Alaimo: Opening our hearts and tables
I remember growing up in Brooklyn. Every summer they would cordon off our four-square block neighborhood and throw a block party. There were fireworks, sausage and pepper hoagies, homemade Sangria and catching lightning bugs in jelly jars. It seems like every house had tables set up with food on the sidewalk and we would walk around visiting and enjoying them. Surprisingly, very few houses did not offer something and yet, as far as I could tell, everyone (regardless of whether they set up a table or not) was welcome at every other house. I also remember that next door to us there was a tiny house that looked like a beach house. The people who lived there seemed incredibly old to my pre-teen self but I loved to visit them because of their amazing library. In that little den I discovered the complete Tarzan and the Pellucidar series, plus rows of Fleming, London, Asimov, Poe, Doyle and more—all in hardback and covering the wall like thick wallpaper. Despite my habit of eating peanut butter and jelly sandwiches while reading, they would lend those books to me anytime I wanted. One of Aunt Tilley’s husbands (Bert, I believe) would also lend to me from his private library for the discerning gentleman—that is until Tilley found out and put a stop to it. The neighbors (and Bert) have long since passed but I remember their generosity and still have a love of reading.
Another set of memories, from more recently, is of long talks at the home of Mary Feirn here in Ridgway. For a number of years I vetted her pets and would often sit and visit with her after finishing whatever task I had gone there to do. Known to many for her outspoken nature, Mary was, sadly, less known for her years as a teacher or for her incredible and seemingly unlimited gifts to the Second Chance Humane Society.
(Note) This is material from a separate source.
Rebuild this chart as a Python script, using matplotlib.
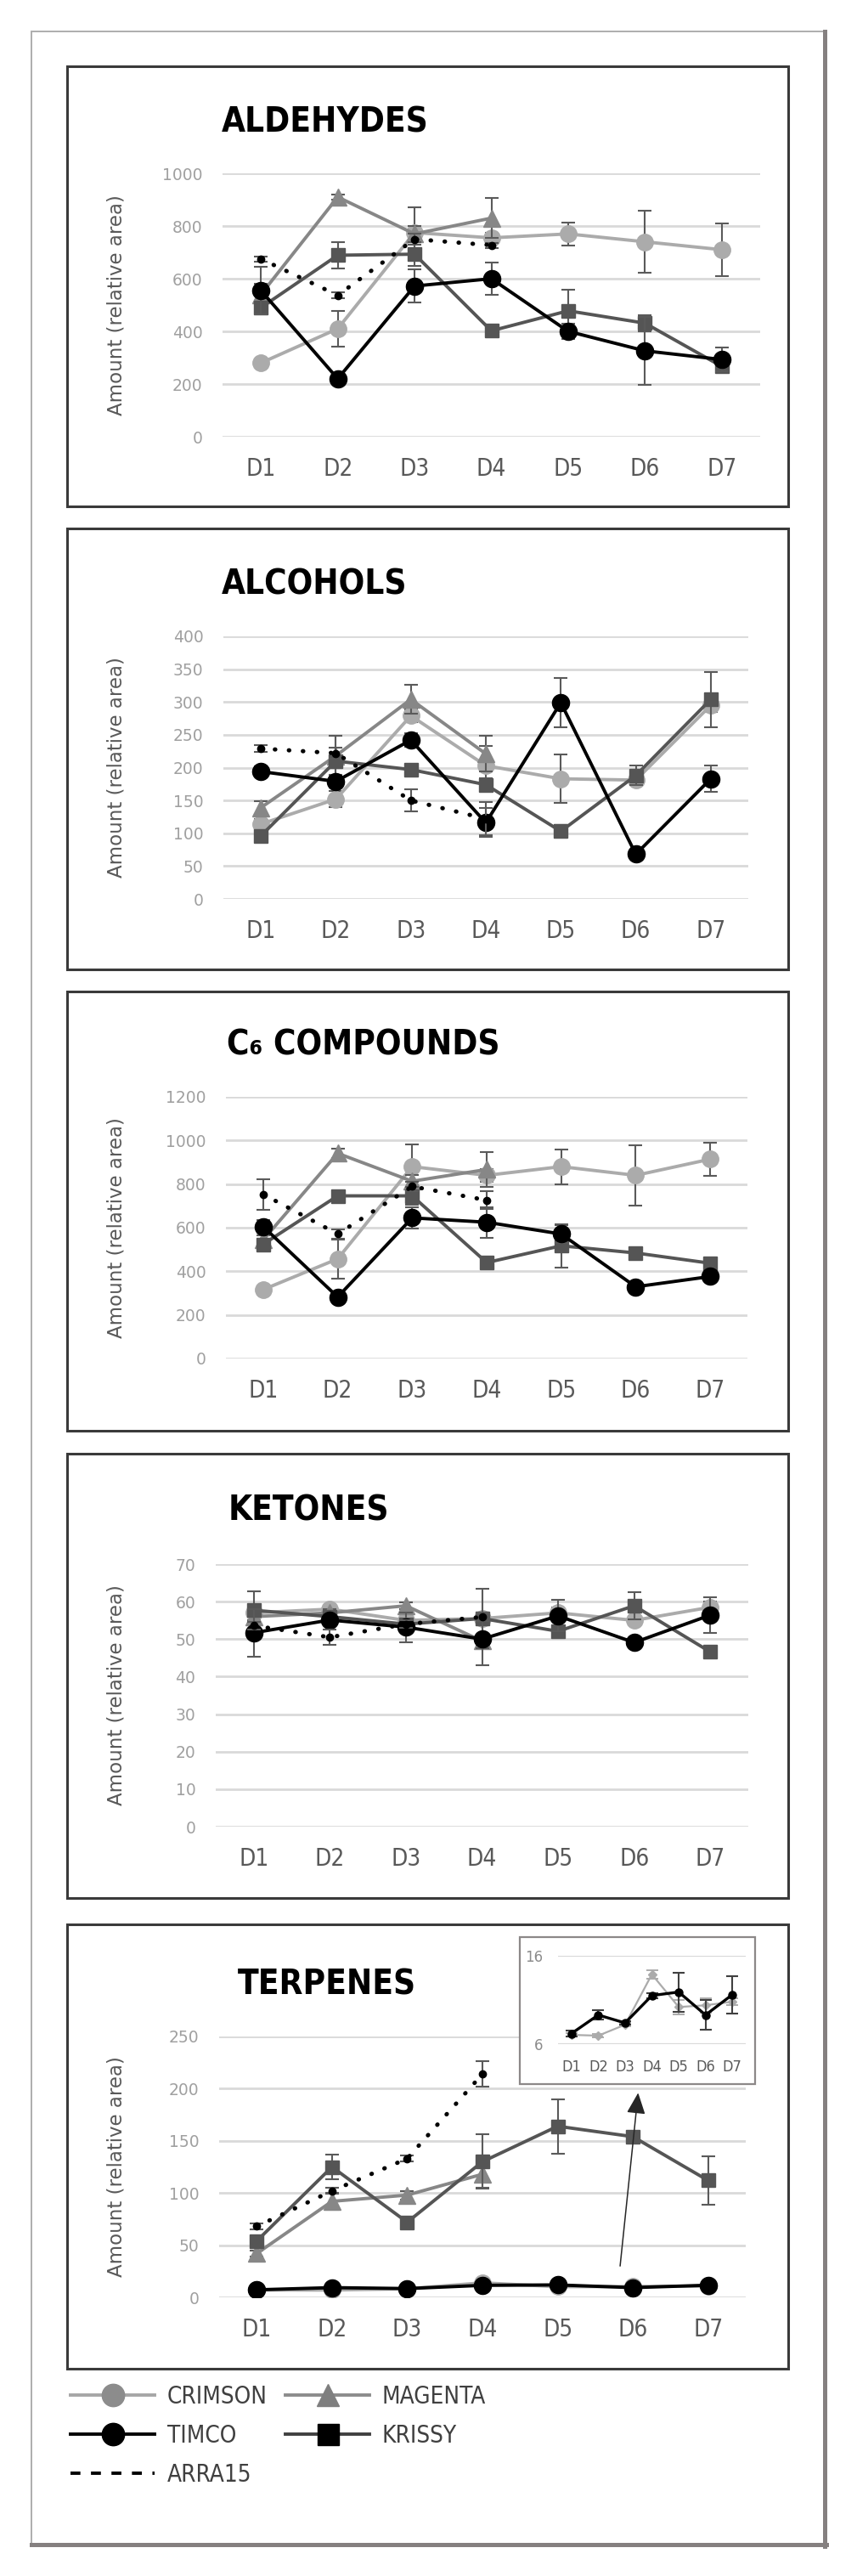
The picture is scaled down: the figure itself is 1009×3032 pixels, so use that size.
import numpy as np
import matplotlib
matplotlib.use("Agg")
import matplotlib.pyplot as plt
from matplotlib.lines import Line2D
from matplotlib.patches import Rectangle
from matplotlib import font_manager as fm

W, H, DPI = 1009, 3032, 100

# ---------------- data ----------------
days = ["D1", "D2", "D3", "D4", "D5", "D6", "D7"]
series = ["CRIMSON", "MAGENTA", "KRISSY", "TIMCO", "ARRA15"]

# ALDEHYDES
ald_crimson = [280, 410, 775, 755, 770, 740, 710]
ald_crimson_err = [10, 68, 95, 20, 43, 118, 100]
ald_magenta = [540, 910, 770, 830]
ald_magenta_err = [40, 10, 30, 75]
ald_timco = [555, 220, 572, 600, 400, 326, 293]
ald_timco_err = [90, 10, 62, 62, 30, 130, 45]
ald_krissy = [490, 689, 693, 402, 478, 431, 267]
ald_krissy_err = [20, 49, 45, 10, 80, 30, 15]
ald_arra = [675, 537, 750, 727]
ald_arra_err = [10, 10, 20, 10]

# ALCOHOLS
alc_crimson = [114, 152, 279, 203, 183, 181, 295]
alc_crimson_err = [8, 12, 10, 30, 37, 8, 10]
alc_magenta = [139, 218, 304, 221]
alc_magenta_err = [10, 30, 22, 27]
alc_timco = [194, 179, 242, 116, 299, 68, 183]
alc_timco_err = [8, 10, 10, 22, 38, 5, 20]
alc_krissy = [96, 210, 197, 174, 103, 188, 304]
alc_krissy_err = [6, 38, 8, 10, 10, 15, 42]
alc_arra = [229, 222, 150, 122]
alc_arra_err = [5, 8, 17, 25]

# C6 COMPOUNDS
c6_crimson = [316, 457, 880, 840, 880, 840, 914]
c6_crimson_err = [10, 90, 100, 30, 80, 137, 77]
c6_magenta = [544, 941, 813, 867]
c6_magenta_err = [20, 20, 30, 80]
c6_timco = [605, 282, 645, 625, 571, 329, 376]
c6_timco_err = [30, 10, 50, 70, 40, 10, 15]
c6_krissy = [524, 746, 746, 440, 517, 484, 437]
c6_krissy_err = [15, 15, 40, 10, 100, 15, 10]
c6_arra = [753, 571, 789, 726]
c6_arra_err = [70, 20, 20, 40]

# KETONES
ket_crimson = [57.0, 58.0, 55.0, 55.5, 57.0, 55.0, 58.5]
ket_crimson_err = [1.0, 1.0, 1.0, 1.5, 1.5, 1.0, 1.5]
ket_magenta = [56.0, 57.0, 58.9, 49.5]
ket_magenta_err = [1.0, 1.0, 1.0, 1.0]
ket_timco = [51.7, 55.1, 53.2, 50.0, 56.2, 49.1, 56.4]
ket_timco_err = [6.4, 1.0, 4.0, 7.0, 4.2, 1.0, 4.8]
ket_krissy = [57.7, 56.0, 54.0, 55.5, 52.1, 58.9, 46.6]
ket_krissy_err = [5.0, 1.0, 1.0, 8.0, 1.0, 3.7, 0.5]
ket_arra = [53.6, 50.5, 54.0, 55.9]
ket_arra_err = [1.0, 2.0, 1.0, 1.0]

# TERPENES
ter_crimson = [7.05, 6.96, 8.2, 13.9, 10.2, 10.4, 10.8]
ter_crimson_err = [0.2, 0.2, 0.2, 0.5, 0.8, 0.8, 0.4]
ter_magenta = [42, 92, 98, 118]
ter_magenta_err = [3, 8, 4, 13]
ter_timco = [7.2, 9.3, 8.4, 11.5, 11.9, 9.3, 11.6]
ter_timco_err = [0.3, 0.5, 0.2, 0.3, 2.2, 1.7, 2.1]
ter_krissy = [54, 125, 72, 130, 164, 154, 112]
ter_krissy_err = [4, 12, 3, 26, 26, 3, 23]
ter_arra = [68, 102, 133, 214]
ter_arra_err = [3, 3, 3, 12]

panels = [
    dict(title="ALDEHYDES", ylim=1000, step=200,
         vals=dict(CRIMSON=(ald_crimson, ald_crimson_err), MAGENTA=(ald_magenta, ald_magenta_err),
                   KRISSY=(ald_krissy, ald_krissy_err), TIMCO=(ald_timco, ald_timco_err),
                   ARRA15=(ald_arra, ald_arra_err)),
         box=(79, 78, 928, 596), ax=(262, 204, 895, 514), title_xy=(261, 156)),
    dict(title="ALCOHOLS", ylim=400, step=50,
         vals=dict(CRIMSON=(alc_crimson, alc_crimson_err), MAGENTA=(alc_magenta, alc_magenta_err),
                   KRISSY=(alc_krissy, alc_krissy_err), TIMCO=(alc_timco, alc_timco_err),
                   ARRA15=(alc_arra, alc_arra_err)),
         box=(79, 622, 928, 1141), ax=(263, 749, 881, 1058), title_xy=(261, 699)),
    dict(title="C\u2086 COMPOUNDS", ylim=1200, step=200,
         vals=dict(CRIMSON=(c6_crimson, c6_crimson_err), MAGENTA=(c6_magenta, c6_magenta_err),
                   KRISSY=(c6_krissy, c6_krissy_err), TIMCO=(c6_timco, c6_timco_err),
                   ARRA15=(c6_arra, c6_arra_err)),
         box=(79, 1167, 928, 1684), ax=(266, 1291, 880, 1599), title_xy=(267, 1242)),
    dict(title="KETONES", ylim=70, step=10,
         vals=dict(CRIMSON=(ket_crimson, ket_crimson_err), MAGENTA=(ket_magenta, ket_magenta_err),
                   KRISSY=(ket_krissy, ket_krissy_err), TIMCO=(ket_timco, ket_timco_err),
                   ARRA15=(ket_arra, ket_arra_err)),
         box=(79, 1711, 928, 2234), ax=(254, 1841, 881, 2150), title_xy=(269, 1789)),
    dict(title="TERPENES", ylim=250, step=50,
         vals=dict(CRIMSON=(ter_crimson, ter_crimson_err), MAGENTA=(ter_magenta, ter_magenta_err),
                   KRISSY=(ter_krissy, ter_krissy_err), TIMCO=(ter_timco, ter_timco_err),
                   ARRA15=(ter_arra, ter_arra_err)),
         box=(79, 2265, 928, 2788), ax=(258, 2397, 878, 2704), title_xy=(280, 2348)),
]

# ---------------- styles ----------------
C_CRIMSON = "#ABABAB"
C_MAGENTA = "#878787"
C_KRISSY = "#555555"
C_TIMCO = "#000000"
ERR = "#5A5A5A"
GRID = "#D9D9D9"

styles = {
    "CRIMSON": dict(color=C_CRIMSON, lw=2.8, marker="o", ms=14, mfc=C_CRIMSON, mec=C_CRIMSON),
    "MAGENTA": dict(color=C_MAGENTA, lw=2.8, marker="^", ms=15, mfc=C_MAGENTA, mec=C_MAGENTA),
    "KRISSY": dict(color=C_KRISSY, lw=2.8, marker="s", ms=12, mfc=C_KRISSY, mec=C_KRISSY),
    "TIMCO": dict(color=C_TIMCO, lw=2.8, marker="o", ms=14.5, mfc=C_TIMCO, mec=C_TIMCO),
    "ARRA15": dict(color="black", lw=3.6, ls=(0, (0.1, 3.2)), dash_capstyle="round",
                   marker="o", ms=6, mfc="black", mec="black"),
}

names = {f.name for f in fm.fontManager.ttflist}
NARROW = "Liberation Sans Narrow" in names
LEG_FONT = "Liberation Sans Narrow" if NARROW else "DejaVu Sans"
LEG_SIZE = 22 if NARROW else 20

plt.rcParams["font.family"] = ["DejaVu Sans"]

fig = plt.figure(figsize=(W / DPI, H / DPI), dpi=DPI)
fig.patch.set_facecolor("white")


def fx(x):
    return x / W


def fy(y):
    return 1 - y / H


def add_ax(l, t, r, b, **kw):
    return fig.add_axes([fx(l), fy(b), (r - l) / W, (b - t) / H], **kw)


# outer frame
fig.add_artist(Rectangle((fx(37), fy(2995)), (971 - 37) / W, (2995 - 37) / H,
                         transform=fig.transFigure, fill=False, ec="#ADADAD", lw=1.4, zorder=1))
fig.add_artist(Line2D([fx(971), fx(971)], [fy(37), fy(2997)], transform=fig.transFigure,
                      color="#858080", lw=3.6, zorder=1))
fig.add_artist(Line2D([fx(37), fx(973)], [fy(2995), fy(2995)], transform=fig.transFigure,
                      color="#858080", lw=3.6, zorder=1))

x_all = np.arange(len(days))
main_axes = []
for p in panels:
    l, t, r, b = p["box"]
    fig.add_artist(Rectangle((fx(l), fy(b)), (r - l) / W, (b - t) / H, transform=fig.transFigure,
                             fill=False, ec="#3A3A3A", lw=2.2, zorder=1))
    ax = add_ax(*p["ax"])
    main_axes.append(ax)
    ax.set_facecolor("none")
    for s in ax.spines.values():
        s.set_visible(False)
    ax.set_xlim(-0.5, len(days) - 0.5)
    ax.set_ylim(0, p["ylim"])
    yt = np.arange(0, p["ylim"] + p["step"] / 2, p["step"])
    ax.set_yticks(yt)
    ax.set_yticklabels([f"{int(v)}" for v in yt])
    ax.set_xticks(x_all)
    ax.set_xticklabels(days, fontstretch="condensed")
    ax.grid(axis="y", color=GRID, lw=2.0)
    ax.set_axisbelow(True)
    ax.tick_params(axis="y", length=0, pad=17, labelsize=13.5, labelcolor="#A0A0A0")
    ax.tick_params(axis="x", length=0, pad=17, labelsize=20, labelcolor="#595959")
    for z, name in enumerate(series):
        vals, err = p["vals"][name]
        xi = np.arange(len(vals))
        ax.errorbar(xi, vals, yerr=err, fmt="none", ecolor=ERR, elinewidth=1.5,
                    capsize=6, capthick=1.5, zorder=2 + z * 2)
        ax.plot(xi, vals, zorder=3 + z * 2, **styles[name])
    # title and y label
    tx, ty = p["title_xy"]
    fig.text(fx(tx), fy(ty), p["title"], ha="left", va="baseline", fontsize=29,
             fontweight="bold", fontstretch="condensed", color="black")
    al, at, ar, ab = p["ax"]
    fig.text(fx(137), fy((at + ab) / 2), "Amount (relative area)", rotation=90,
             ha="center", va="center", fontsize=16.5, color="#595959")

# ---------------- inset in TERPENES ----------------
fig.add_artist(Rectangle((fx(612), fy(2453)), (889 - 612) / W, (2453 - 2280) / H,
                         transform=fig.transFigure, fc="white", ec="#8C8888", lw=1.6, zorder=2))
axi = add_ax(657, 2302, 878, 2406, zorder=3)
axi.set_facecolor("none")
for s in axi.spines.values():
    s.set_visible(False)
axi.set_xlim(-0.5, len(days) - 0.5)
axi.set_ylim(6, 16)
axi.set_yticks([6, 16])
axi.set_yticklabels(["6", "16"])
axi.set_xticks(x_all)
axi.set_xticklabels(days, fontstretch="condensed")
axi.grid(axis="y", color=GRID, lw=1.6)
axi.set_axisbelow(True)
axi.tick_params(axis="y", length=0, pad=13, labelsize=12, labelcolor="#8C8C8C")
axi.tick_params(axis="x", length=0, pad=13, labelsize=13, labelcolor="#595959")
axi.errorbar(x_all, ter_crimson, yerr=ter_crimson_err, fmt="none", ecolor="#A6A6A6",
             elinewidth=1.3, capsize=5, capthick=1.3, zorder=2)
axi.plot(x_all, ter_crimson, color="#ABABAB", lw=1.6, marker="D", ms=5,
         mfc="#ABABAB", mec="#ABABAB", zorder=3)
axi.errorbar(x_all, ter_timco, yerr=ter_timco_err, fmt="none", ecolor="#404040",
             elinewidth=1.5, capsize=5, capthick=1.5, zorder=4)
axi.plot(x_all, ter_timco, color="black", lw=2.4, marker="o", ms=6.5,
         mfc="black", mec="black", zorder=5)

ax5 = main_axes[-1]
ax5.annotate("", xy=(5.07, 196), xytext=(4.83, 30), xycoords="data", textcoords="data",
             arrowprops=dict(arrowstyle="-|>,head_length=0.45,head_width=0.2",
                             mutation_scale=34, color="#262626", lw=1.1,
                             shrinkA=0, shrinkB=0), zorder=20)

# ---------------- legend ----------------
leg_handles = [
    Line2D([], [], color="#A6A6A6", lw=2.8, marker="o", ms=19, mfc="#8C8C8C", mec="#8C8C8C"),
    Line2D([], [], color="black", lw=2.8, marker="o", ms=19, mfc="black", mec="black"),
    Line2D([], [], color="black", lw=2.8, ls=(0, (3, 3.2))),
    Line2D([], [], color="#8C8C8C", lw=2.8, marker="^", ms=19, mfc="#7F7F7F", mec="#7F7F7F"),
    Line2D([], [], color="#404040", lw=2.8, marker="s", ms=18, mfc="black", mec="black"),
]
leg_labels = ["CRIMSON", "TIMCO", "ARRA15", "MAGENTA", "KRISSY"]
fs_px = LEG_SIZE * DPI / 72
fig.legend(leg_handles, leg_labels, loc="upper left", bbox_to_anchor=(fx(83), fy(2807)),
           ncol=2, frameon=False, borderpad=0, borderaxespad=0,
           handlelength=99 / fs_px, handletextpad=15 / fs_px, columnspacing=21 / fs_px,
           labelspacing=0.64, prop=dict(family=LEG_FONT, size=LEG_SIZE, stretch="condensed"),
           labelcolor="#404040")

fig.savefig("out.png", dpi=DPI, facecolor="white")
Mary has now also passed, leaving some wonderful children and grandchildren. Her care for animals and her generous spirit will be remembered for a long time.
So what makes people give of their time and goods without, seemingly, any return? The idea of altruism, or what Comte called “living (or doing) for the sake of others,” has been a part of almost all human traditions. In the Buddhist tradition there is the law of kamma-vipāka – this is the combination of karma or kamma (the action) and vipāka (the result). In the Christian tradition there is the Golden Rule of doing unto others what you would want to be done unto you. Modern skeptics often update the rule to “don’t do unto others anything you wouldn’t want done to you.” This makes more sense given all the weird things people actually like.
For Charles Darwin, altruism was a problem for his theory of Natural Selection. As he saw it, any creature that sacrificed would give itself a disadvantage in the game of evolution while a freeloader would take advantage. More recently the theories of kin selection, group selection and reciprocal altruism show that being altruistic to those in your group gives advantage to those who are likely to share genes. In a really interesting experiment, researchers showed that even mice have this sense of empathy and altruism. What they did was this: They made a little Plexiglas “trap” and put one of two cage-mate rats into the trap. This would stress out the trapped rat and it would cry out. The researchers found that the other (un-trapped) rat will usually work to release the trapped rat from the trap. In an unrelated experiment, mice that have been shown how to feed other (unrelated) mice across a barrier are more likely to do that if they have been so fed in the past. These experiments support the idea of species or group altruism. But, what about cross species altruism? Most people think that altruism towards creatures not closely associated with oneself is primarily a human endeavor. Yet elephants and dolphins have been known to save humans from danger and (lest we feel special), elephants have also been known to save dogs and, in one case, a baby rhino from a mud pit—despite the mother rhino’s misplaced attacks. Examples of generalized altruism support the notion that any kindness can increase the genes responsible for kindness—so by doing unto others we, in fact, do unto ourselves. Perhaps there will always be people who come to the block party without a dish to pass—sometimes because they are merely selfish but often because they just don’t have a dish. But the lesson we were taught is that overall, we make the world a better place when we open our hearts and our tables.
Dr. Joe Alaimo is the owner of Ouray Vet and partner of Trail Town Still. The savior of small animals, thirsty people everywhere and a fairly dangerous man with a garlic press.